It is in Hungary’s fundamental interests to further develop ties with Great Britain after Brexit, “not only at governmental level but in the area of party politics, too”, Hungary’s minister for family affairs said in London late on Monday.
Katalin Novák spoke after talks with Jacob Rees-Mogg, leader of the House of Commons, and told Hungarian public media that the government sought opportunities for cooperation with Britain’s Conservatives and Hungary’s ruling Fidesz party. She said the two parties’ similar views on family policy offered such opportunities.
Novák said Rees-Mogg was “a conservative politician who believes in traditional families and the importance of providing them protection, and he regrets that the number of abortions in the UK is climbing.” Rees-Mogg was interested to hear how
Hungary had reduced abortions by 41 percent in the past decade,
and he welcomed the doubling in the number of marriages in Hungary as well as the birth rate increasing by 27 percent, Novak said, adding that these trends were “just the opposite” in Britain.
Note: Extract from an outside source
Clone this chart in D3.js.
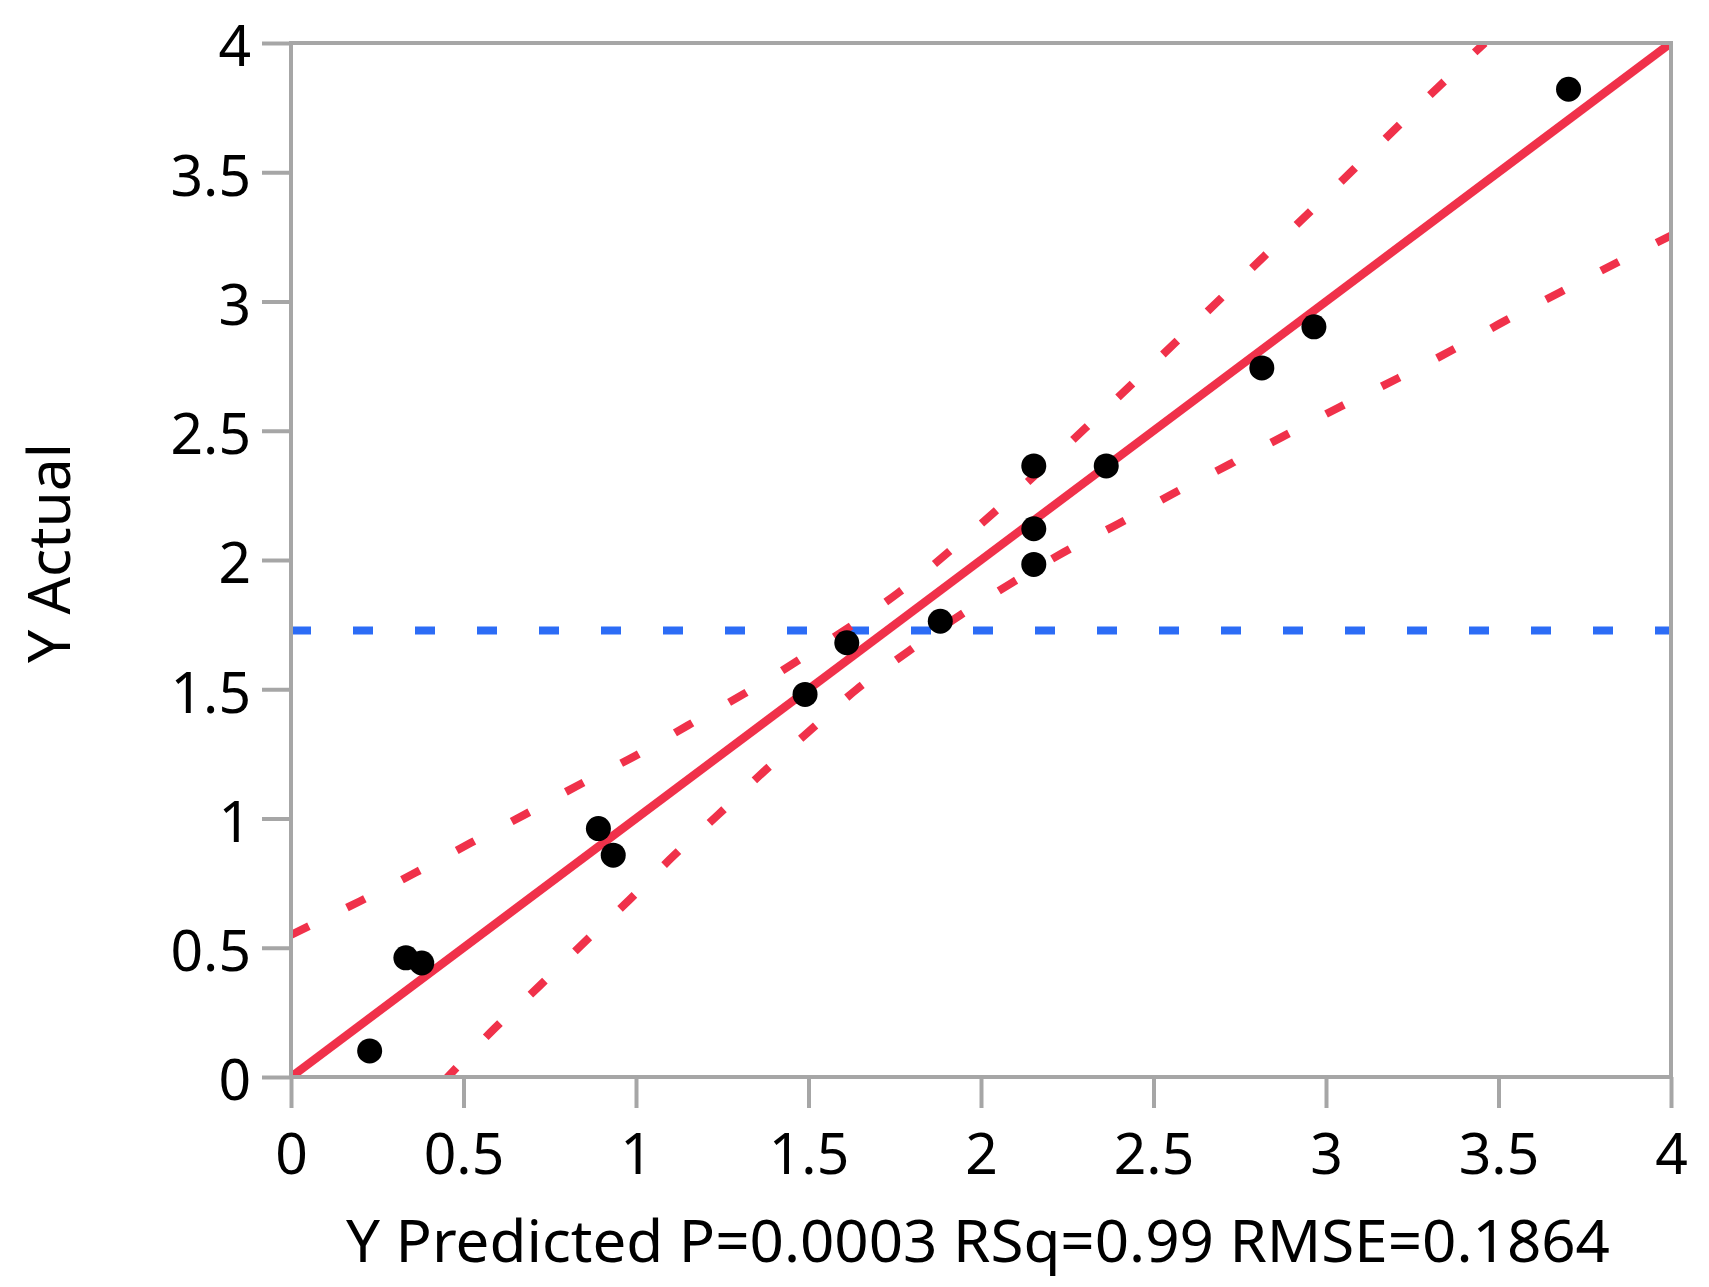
<!DOCTYPE html>
<html>
<head>
<meta charset="utf-8">
<script src="https://cdn.jsdelivr.net/npm/d3@7"></script>
<style>
  body { margin: 0; background: #fff; }
  text { font-family: "Noto Sans", "Open Sans", sans-serif; fill: #000; }
</style>
</head>
<body>
<script>
// actual by predicted plot (JMP style)

// ---- data ----
var predicted = [0.228, 0.333, 0.379, 0.891, 0.934, 1.490, 1.611, 1.882, 2.153, 2.153, 2.153, 2.363, 2.814, 2.965, 3.703];
var actual    = [0.101, 0.461, 0.441, 0.961, 0.858, 1.480, 1.680, 1.763, 2.364, 2.121, 1.983, 2.364, 2.743, 2.902, 3.821];

var meanActual = 1.727;

var fitX = [0, 4];
var fitY = [0, 4];

var upperX = [0.00, 0.20, 0.36, 0.52, 0.68, 0.83, 1.00, 1.15, 1.31, 1.46, 1.76, 2.04, 2.30, 2.56, 2.82, 3.08, 3.34, 3.46];
var upperY = [0.55, 0.68, 0.79, 0.905, 1.017, 1.127, 1.244, 1.36, 1.48, 1.603, 1.873, 2.187, 2.507, 2.837, 3.174, 3.511, 3.848, 4.00];

var lowerX = [0.44, 0.59, 0.72, 0.85, 0.98, 1.11, 1.24, 1.37, 1.51, 1.64, 1.79, 1.94, 2.24, 2.40, 2.56, 2.72, 2.88, 3.04, 3.21, 3.37, 3.52, 3.68, 3.84, 4.00];
var lowerY = [-0.02, 0.188, 0.352, 0.521, 0.684, 0.857, 1.017, 1.181, 1.347, 1.50, 1.647, 1.787, 2.03, 2.141, 2.259, 2.37, 2.481, 2.592, 2.704, 2.815, 2.926, 3.037, 3.148, 3.255];

var xTicks = [0, 0.5, 1, 1.5, 2, 2.5, 3, 3.5, 4];
var yTicks = [0, 0.5, 1, 1.5, 2, 2.5, 3, 3.5, 4];

var xTitle = 'Y Predicted P=0.0003 RSq=0.99 RMSE=0.1864';
var yTitle = 'Y Actual';

// ---- layout ----
var W = 1709, H = 1287;
var plot = {left: 291, right: 1671, top: 43, bottom: 1077};
var axisGrey = '#a6a6a6';
var red = '#f0314a';
var blue = '#2c6cf6';

var svg = d3.select('body').append('svg').attr('width', W).attr('height', H);

var x = d3.scaleLinear().domain([0, 4]).range([plot.left, plot.right]);
var y = d3.scaleLinear().domain([0, 4]).range([plot.bottom, plot.top]);

svg.append('clipPath').attr('id', 'clip')
  .append('rect')
  .attr('x', plot.left).attr('y', plot.top)
  .attr('width', plot.right - plot.left).attr('height', plot.bottom - plot.top);

var g = svg.append('g').attr('clip-path', 'url(#clip)');

// mean line
g.append('line')
  .attr('x1', plot.left).attr('x2', plot.right)
  .attr('y1', y(meanActual)).attr('y2', y(meanActual))
  .style('stroke', blue).style('stroke-width', 8)
  .style('stroke-dasharray', '20,42');

var line = d3.line().x(d => x(d[0])).y(d => y(d[1])).curve(d3.curveCatmullRom);

var upper = d3.zip(upperX, upperY);
var lower = d3.zip(lowerX, lowerY);

[upper, lower].forEach(function(pts){
  g.append('path')
    .attr('d', line(pts))
    .style('fill', 'none').style('stroke', red).style('stroke-width', 8)
    .style('stroke-dasharray', '20,42');
});

// fit line
g.append('path')
  .attr('d', d3.line().x(d => x(d[0])).y(d => y(d[1]))(d3.zip(fitX, fitY)))
  .style('fill', 'none').style('stroke', red).style('stroke-width', 8.5);

// points
g.selectAll('circle.pt').data(d3.zip(predicted, actual)).enter()
  .append('circle').attr('class', 'pt')
  .attr('cx', d => x(d[0])).attr('cy', d => y(d[1]))
  .attr('r', 12.5).style('fill', '#000');

// frame
svg.append('rect')
  .attr('x', plot.left).attr('y', plot.top)
  .attr('width', plot.right - plot.left).attr('height', plot.bottom - plot.top)
  .style('fill', 'none').style('stroke', axisGrey).style('stroke-width', 4);

// axes
var fmt = d => String(d);

var xAxis = svg.append('g').attr('transform', 'translate(0,' + plot.bottom + ')')
  .call(d3.axisBottom(x).tickValues(xTicks).tickFormat(fmt).tickSize(31).tickSizeOuter(0).tickPadding(20));
var yAxis = svg.append('g').attr('transform', 'translate(' + plot.left + ',0)')
  .call(d3.axisLeft(y).tickValues(yTicks).tickFormat(fmt).tickSize(29).tickSizeOuter(0).tickPadding(11));

[xAxis, yAxis].forEach(function(a){
  a.select('.domain').remove();
  a.selectAll('.tick line').style('stroke', axisGrey).style('stroke-width', 4);
  a.selectAll('.tick text').style('font-size', '57px').style('fill', '#000');
});
yAxis.selectAll('.tick text').attr('dy', '0.4em');
xAxis.selectAll('.tick text').attr('dy', '0.8em');

// titles
svg.append('text')
  .attr('x', (plot.left + plot.right) / 2 - 3).attr('y', 1262)
  .attr('text-anchor', 'middle')
  .style('font-size', '58px')
  .attr('textLength', 1264).attr('lengthAdjust', 'spacingAndGlyphs')
  .text(xTitle);

svg.append('text')
  .attr('transform', 'translate(70,553) rotate(-90)')
  .attr('text-anchor', 'middle')
  .style('font-size', '58px')
  .attr('textLength', 220).attr('lengthAdjust', 'spacingAndGlyphs')
  .text(yTitle);
</script>
</body>
</html>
She said Rees-Mogg had spoken highly of Hungary’s decision to exempt mothers with four or more children from paying personal income tax, and cited him as saying that Britain would also need a policy to promote births by way of taxation.
Concerning Brexit, Novák said that
the European Union’s institutions “have failed to draw inevitable consequences” and would make “the same mistakes again”
by “dragging Poland or Hungary around with no regard to national characteristics”.
Just as Britons refused to give up their national identity or traditions, neither would Hungarians or Poles, Novak said. “It’s important that the EU and its institutions should be partners in endeavours to preserve our sovereignty,” she added.
Novák said negotiations between the British and Hungarian governments were ongoing to ensure that Hungarian ventures and students in Britain suffer the least because of Brexit. She said the costs borne by students had grown and Hungarian business people and students no longer had “the same rights” as before Britain quit the EU.
Novák said she had met Hungarian students in Britain to find out how the Hungarian government could help them. If European youth could no longer study at British universities and gain competitive skills, “after a time Europe’s global competitiveness would suffer”, she said.